Kenia: Digitalisierung im Dorf Kinja

11.06.2019
Der sinnvolle Einsatz digitaler Technologien ist in vielen Projekten von Swisscontact ein Thema. Ein Beispiel ist die Entwicklung einer digitalen Lösung für Spar- und Leihgruppen in Kenia. Dank einer bedürfnisorientierten App können sich die Gruppen transparenter verwalten.

Nahezu 20 Personen drängen sich an diesem Donnerstagvormittag in den kleinen Raum im Dorf Kinja in Kenia. Auf dem niedrigen Tisch in der Mitte stapeln sich die Geldscheine. Die Männer und Frauen sind für das monatliche Treffen ihrer Spar- und Leihgruppe zusammengekommen. Legt jemand Geld auf den Tisch, leuchtet sogleich ihr oder sein Mobiltelefon auf – das Geld wurde verbucht.

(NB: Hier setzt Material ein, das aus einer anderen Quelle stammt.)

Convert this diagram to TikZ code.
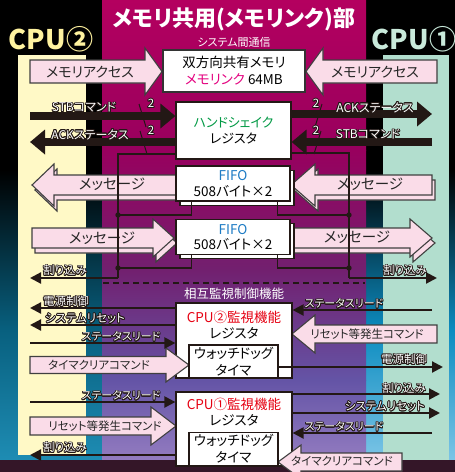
\documentclass[tikz,border=0pt]{standalone}
\usepackage{fontspec}
\setmainfont[RawFeature=+palt]{Noto Sans CJK JP}
\usepackage[copies]{contour}
\contourlength{0.8pt}
\contournumber{16}
\usetikzlibrary{arrows.meta}
\definecolor{ink}{HTML}{231815}
\definecolor{pinkf}{HTML}{FADCE8}
\definecolor{yel}{HTML}{FFF9C6}
\definecolor{mint}{HTML}{B2DECE}
\definecolor{magA}{HTML}{B4005F}
\definecolor{magB}{HTML}{98005E}
\definecolor{magC}{HTML}{72206F}
\definecolor{vioA}{HTML}{6454A6}
\definecolor{vioB}{HTML}{9A82C4}
\definecolor{tealA}{HTML}{08607F}
\definecolor{tealB}{HTML}{2090B8}
\definecolor{cyanA}{HTML}{0C8CC0}
\definecolor{cyanB}{HTML}{86CAEA}
\definecolor{mlink}{HTML}{E4007F}
\definecolor{hsgreen}{HTML}{009944}
\definecolor{fifoblue}{HTML}{1D7BC4}
\definecolor{cpured}{HTML}{E60012}
\definecolor{cputwo}{HTML}{FFF3A0}
\definecolor{cpuone}{HTML}{C9EADB}
\definecolor{bottomdark}{HTML}{341628}
\newcommand\fsz[2]{\fontsize{#1}{#2}\selectfont}
\newcommand\outl[1]{\contour{ink}{#1}}
% block arrow: [opts] tail x, tip x, y centre, body half, head half, signed head length
\newcommand\blockarrow[7][]{\draw[barrow,#1] ({#2},{#4-#5}) -- ({#3-(#7)},{#4-#5}) -- ({#3-(#7)},{#4-#6}) -- ({#3},{#4}) -- ({#3-(#7)},{#4+#6}) -- ({#3-(#7)},{#4+#5}) -- ({#2},{#4+#5}) -- cycle;}
\tikzset{
  barrow/.style={draw=black!75, line width=1.1pt, fill=pinkf, line join=miter},
  boxw/.style={draw=ink, line width=1.2pt, fill=white, inner sep=0pt, align=center},
  tarrow/.style={draw=ink, line width=2.2pt, -{Triangle[length=11pt,width=11pt]}},
  karrow/.style={draw=ink, line width=8pt, -{Triangle[length=15pt,width=24pt]}},
  tline/.style={draw=ink, line width=1.4pt},
  lab/.style={text=white, font=\fsz{11.5}{12}, inner sep=0pt},
  atext/.style={text=black!85, font=\fsz{14}{15}, inner sep=0pt},
}
\begin{document}
\begin{tikzpicture}[x=1pt,y=-1pt]
\useasboundingbox (0,0) rectangle (455,472);
% ---------- background ----------
\fill[black] (0,0) rectangle (455,472);
\shade[top color=black, bottom color=tealA] (0,170) rectangle (102,330);
\shade[top color=tealA, bottom color=tealB] (0,330) rectangle (102,472);
\shade[top color=black, bottom color=cyanA] (366,170) rectangle (455,330);
\shade[top color=cyanA, bottom color=cyanB] (366,330) rectangle (455,472);
\shade[top color=magA, bottom color=magB] (102,0) rectangle (366,150);
\shade[top color=magB, bottom color=magC] (102,150) rectangle (366,270);
\shade[top color=magC, bottom color=vioA] (102,270) rectangle (366,380);
\shade[top color=vioA, bottom color=vioB] (102,380) rectangle (366,472);
\fill[bottomdark] (0,460) rectangle (455,472);
\fill[yel] (18,55) rectangle (86,455);
\fill[mint] (383,55) rectangle (449,460);
% ---------- titles ----------
\node[text=white, font=\bfseries\fsz{22}{23}] (title) at (234,19) {メモリ共用(メモリンク)部};
\node[text=white, font=\fsz{11}{12}] (sub) at (234,42) {システム間通信};
\node[text=cputwo, font=\bfseries\fsz{27}{27}] (cpu2) at (51,39) {CPU②};
\node[text=cpuone, font=\bfseries\fsz{27}{27}] (cpu1) at (414,39) {CPU①};
% ---------- dashed separator ----------
\coordinate (dashL) at (103,283);
\coordinate (dashR) at (365,283);
\draw[ink, line width=1.3pt, dash pattern=on 6pt off 4pt] (dashL) -- (dashR);
\node[text=white, font=\fsz{12.5}{13}] (mutual) at (234,294) {相互監視制御機能};
% ---------- block arrows (under boxes) ----------
\blockarrow{30}{162}{71.5}{11.5}{23.5}{17}
\blockarrow{437}{306}{71.5}{11.5}{23.5}{-17}
\blockarrow[shift={(3,5)}]{176}{32}{185}{10}{21}{-22}
\blockarrow{176}{32}{185}{10}{21}{-22}
\blockarrow[shift={(3,5)}]{432}{291}{185}{10}{21}{-24}
\blockarrow{432}{291}{185}{10}{21}{-24}
\blockarrow[shift={(3,5)}]{32}{174}{238}{10}{19}{21}
\blockarrow{32}{174}{238}{10}{19}{21}
\blockarrow[shift={(3,5)}]{291}{432}{238}{10}{19}{22}
\blockarrow{291}{432}{238}{10}{19}{22}
\blockarrow{30}{176}{426}{9}{19}{25}
\blockarrow{437}{292}{334}{9}{19}{-23}
% ---------- boxes ----------
\node[boxw, draw=black!80, line width=2.4pt, minimum width=142pt, minimum height=42pt, font=\fsz{13.5}{17}] (mem) at (234,71) {双方向共有メモリ\\\textcolor{mlink}{メモリンク} 64MB};
\node[boxw, minimum width=115pt, minimum height=57pt, font=\fsz{13}{16}] (hs) at (233.5,130.5) {\textcolor{hsgreen}{ハンドシェイク}\\レジスタ};
\node[boxw, minimum width=114pt, minimum height=35pt] (f1back) at (237,188) {};
\node[boxw, minimum width=114pt, minimum height=35pt, font=\fsz{13.5}{15.5}] (f1) at (233,183.5) {\textcolor{fifoblue}{FIFO}\\508バイト×2};
\node[boxw, minimum width=114pt, minimum height=35pt] (f2back) at (237,241) {};
\node[boxw, minimum width=114pt, minimum height=35pt, font=\fsz{13.5}{15.5}] (f2) at (233,237) {\textcolor{fifoblue}{FIFO}\\508バイト×2};
\node[boxw, minimum width=116pt, minimum height=75pt] (mon2) at (234,340.5) {};
\node[boxw, minimum width=116pt, minimum height=74pt] (mon1) at (234,429) {};
\node[inner sep=0pt, align=center, font=\fsz{13.5}{16}] (mon2t) at (234,325) {\textcolor{cpured}{CPU②監視機能}\\レジスタ};
\node[inner sep=0pt, align=center, font=\fsz{13.5}{16}] (mon1t) at (234,412) {\textcolor{cpured}{CPU①監視機能}\\レジスタ};
% timer clear arrows cross the outer boxes
\blockarrow{30}{189}{365}{8.5}{17}{23}
\blockarrow{402}{278}{462}{9}{17}{-23}
\node[boxw, minimum width=89pt, minimum height=33pt, font=\fsz{13.5}{17}] (wd2) at (233.5,361.5) {ウォッチドッグ\\タイマ};
\node[boxw, minimum width=89pt, minimum height=33pt, font=\fsz{13.5}{17}] (wd1) at (233.5,449) {ウォッチドッグ\\タイマ};
% ---------- block arrow texts ----------
\node[atext] (tmemL) at (90,72) {メモリアクセス};
\node[atext] (tmemR) at (375,72) {メモリアクセス};
\node[atext, font=\fsz{14.5}{15}] (tmsg1L) at (112,184) {メッセージ};
\node[atext, font=\fsz{14.5}{15}] (tmsg1R) at (370,184) {メッセージ};
\node[atext, font=\fsz{14.5}{15}] (tmsg2L) at (102,238) {メッセージ};
\node[atext, font=\fsz{14.5}{15}] (tmsg2R) at (357,237) {メッセージ};
\node[atext, font=\fsz{11.5}{12}] (ttcL) at (99,365) {タイマクリアコマンド};
\node[atext, font=\fsz{11.5}{12}] (trsR) at (367,334) {リセット等発生コマンド};
\node[atext, font=\fsz{11.5}{12}] (trsL) at (105,426) {リセット等発生コマンド};
\node[atext, font=\fsz{11.5}{12}] (ttcR) at (342,461) {タイマクリアコマンド};
% ---------- interrupt bus lines ----------
\coordinate (jl) at (118,154);
\coordinate (jr) at (349,153);
\coordinate (dl1) at (118,215);
\coordinate (dl2) at (118,268);
\coordinate (dr1) at (349,215);
\coordinate (dr2) at (349,268);
\coordinate (il) at (118,278);
\coordinate (ir) at (349,278);
\coordinate (ilEnd) at (30,278);
\coordinate (irEnd) at (437,278);
\draw[tline] (hs.west |- jl) -- (jl) -- (il);
\draw[tline] (hs.east |- jr) -- (jr) -- (ir);
\draw[tline] ([xshift=16pt]f1.south west) |- (dl1);
\draw[tline] ([xshift=16pt]f2.south west) |- (dl2);
\draw[tline] ([xshift=-13pt]f1.south east) |- (dr1);
\draw[tline] ([xshift=-13pt]f2.south east) |- (dr2);
\foreach \p in {dl1,dl2,dr1,dr2} \fill[ink] (\p) circle (2.7);
\draw[tarrow] (il) -- (ilEnd);
\draw[tarrow] (ir) -- (irEnd);
% ---------- handshake thick arrows ----------
\coordinate (stbL) at (30,116);
\coordinate (ackL) at (30,142);
\coordinate (ackR) at (432,114);
\coordinate (stbR) at (432,142);
\draw[karrow] (stbL) -- (hs.west |- stbL);
\draw[karrow] (hs.west |- ackL) -- (ackL);
\draw[karrow] (hs.east |- ackR) -- (ackR);
\draw[karrow] (stbR) -- (hs.east |- stbR);
\coordinate (sl1a) at (139,104); \coordinate (sl1b) at (146,127);
\coordinate (sl2a) at (140,131); \coordinate (sl2b) at (147,154);
\coordinate (sr1a) at (322,104); \coordinate (sr1b) at (315,127);
\coordinate (sr2a) at (321,131); \coordinate (sr2b) at (314,154);
\draw[ink, line width=1pt] (sl1a) -- (sl1b);
\draw[ink, line width=1pt] (sl2a) -- (sl2b);
\draw[ink, line width=1pt] (sr1a) -- (sr1b);
\draw[ink, line width=1pt] (sr2a) -- (sr2b);
% ---------- monitoring thin arrows ----------
\coordinate (pwrL) at (30,308);
\coordinate (rstL) at (30,325);
\coordinate (strL1) at (30,343);
\coordinate (strL2) at (30,402);
\coordinate (irqL2) at (30,455);
\coordinate (strR1) at (432,310);
\coordinate (pwrR) at (443,367);
\coordinate (irqR2) at (440,394);
\coordinate (rstR) at (440,413);
\coordinate (strR2) at (432,433);
\draw[tarrow] (mon2.west |- pwrL) -- (pwrL);
\draw[tarrow] (mon2.west |- rstL) -- (rstL);
\draw[tarrow] (strL1) -- (mon2.west |- strL1);
\draw[tarrow] (strR1) -- (mon2.east |- strR1);
\draw[tarrow] (wd2.east |- pwrR) -- (pwrR);
\draw[tarrow] (strL2) -- (mon1.west |- strL2);
\draw[tarrow] (mon1.west |- irqL2) -- (irqL2);
\draw[tarrow] (mon1.east |- irqR2) -- (irqR2);
\draw[tarrow] (mon1.east |- rstR) -- (rstR);
\draw[tarrow] (strR2) -- (mon1.east |- strR2);
% ---------- outlined labels ----------
\node[lab, font=\fsz{12}{13}] (lstbL) at (84,108) {\outl{STBコマンド}};
\node[lab, font=\fsz{12}{13}] (lackL) at (90,135) {\outl{ACKステータス}};
\node[lab, font=\fsz{12}{13}] (lackR) at (375,108) {\outl{ACKステータス}};
\node[lab, font=\fsz{12}{13}] (lstbR) at (368,135) {\outl{STBコマンド}};
\node[lab, font=\fsz{11.5}{12}] (n1) at (151,104) {\outl{2}};
\node[lab, font=\fsz{11.5}{12}] (n2) at (151,131) {\outl{2}};
\node[lab, font=\fsz{11.5}{12}] (n3) at (316,104) {\outl{2}};
\node[lab, font=\fsz{11.5}{12}] (n4) at (316,131) {\outl{2}};
\node[lab] (lirqL) at (65,271) {\outl{割り込み}};
\node[lab] (lirqR) at (405,271) {\outl{割り込み}};
\node[lab] (lpwrL) at (66,302) {\outl{電源制御}};
\node[lab] (lrstL) at (85,319) {\outl{システムリセット}};
\node[lab, font=\fsz{11}{11}] (lstrL1) at (121,337) {\outl{ステータスリード}};
\node[lab, font=\fsz{11}{11}] (lstrR1) at (344,304) {\outl{ステータスリード}};
\node[lab] (lpwrR) at (404,360) {\outl{電源制御}};
\node[lab, font=\fsz{11}{11}] (lstrL2) at (121,396) {\outl{ステータスリード}};
\node[lab] (lirqL2) at (65,448) {\outl{割り込み}};
\node[lab] (lirqR2) at (404,389) {\outl{割り込み}};
\node[lab] (lrstR) at (385,407) {\outl{システムリセット}};
\node[lab, font=\fsz{11}{11}] (lstrR2) at (344,427) {\outl{ステータスリード}};
\end{tikzpicture}
\end{document}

«Mavuno» bedeutet Ernte in Suaheli. «Mavuno»-Gruppen sind Spar- und Leihgruppen und bestehen aus 10 bis 30 Personen. Jedes Mitglied spart einen festgelegten kleinen Betrag. An der Sitzung werden diese Ersparnisse zusammengelegt. Aus der Summe, die so zusammenkommt, vergibt die Gruppe einen Kleinkredit an eines oder mehrere Mitglieder. Zinssätze und Rückzahlungsbedingungen hat die Gruppe bei der Gründung gemeinsam festgelegt. Mitglieder, die einen Kredit aufnehmen, kaufen damit zum Beispiel Saatgut oder Werkzeuge. Swisscontact begleitet seit 2006 die Gründung von 1 990 Mavuno-Gruppen mit 44 538 Mitgliedern, davon 76% Frauen aus Kenia, Uganda und Tansania.

Digitalisierung als Schritt zur Bankfähigkeit

Bisher haben die Gruppen-Mitglieder ihre Einlagen und Kredite jeweils handschriftlich in Büchern festgehalten. Das ist zwar niederschwellig, aber auch fehleranfällig und intransparent. Deshalb hat das Projektteam von Swisscontact die Zusammenarbeit mit dem kenianischen Software-Entwickler Digital Vision gesucht, dessen Software «Chamasoft»die Mavuno-Gruppen ins digitale Zeitalter führt.
Mit einer App, die auf die speziellen Bedürfnisse und Möglichkeiten der Mavuno-Gruppen angepasst wurde, werden alle Einlagen und Kreditvergaben digital verbucht. Jedes Mitglied der Gruppe hat Zugriff auf die Online-Plattform der Applikation und erhält eine Nachricht mit dem Betrag seiner Einlage auf sein Telefon. Wer kein Smartphone besitzt, bekommt eine SMS – in Kenia verfügt die grosse Mehrheit der Bevölkerung über ein Mobiltelefon. Über die App können alle Gruppen-Administratoren zu jeder Zeit einsehen, wer wie hohe Einlagen getätigt hat, wer wieviel Kredit bezogen hat und wie die Rückzahlungsraten sind. Gruppenmitglieder haben ein personalisiertes Profil, in dem sie ihre eigenen Ersparnisse leicht überwachen können.

Die Vorteile der digitalen Erfassung der Geldflüsse für die Gruppen sind zweierlei:

  • Fehlerquellen werden eliminiert, die Effizienz wird erhöht.
  • Indem sie einen digitalen Track-Record vorlegt, der die Geldflüsse sichtbar macht, erhöht die Gruppe zudem ihre Glaubwürdigkeit gegenüber Kreditgenossenschaften und Banken; sie wird bankfähig. 


Enge Begleitung bei der Einführung

Eine enge Begleitung bei der Einführung der Software erwies sich jedoch als zwingend. Vor allem die tiefe Alphabetisierungsrate stellt eine Hürde dar, die mit der richtigen technischen Unterstützung allerdings bezwingbar ist. Seit 2017 wurde die App bereits in 43 Gruppen mit 750 Mitgliedern eingeführt.

Die Mavuno-Mitglieder bestätigen den Nutzen der App: «Ich führte früher etwa sieben Bücher: eines über Ersparnisse, über Kredite, über unseren sozialen Fonds, über Geldbussen, nicht bezahlte Schulden und so weiter. Da war die Gefahr gross, Dinge zu übersehen. Jetzt auf dem Telefon ist das viel einfacher,» sagt Peter Kamau, Administrator und Mitglied einer Mavuno-Gruppe.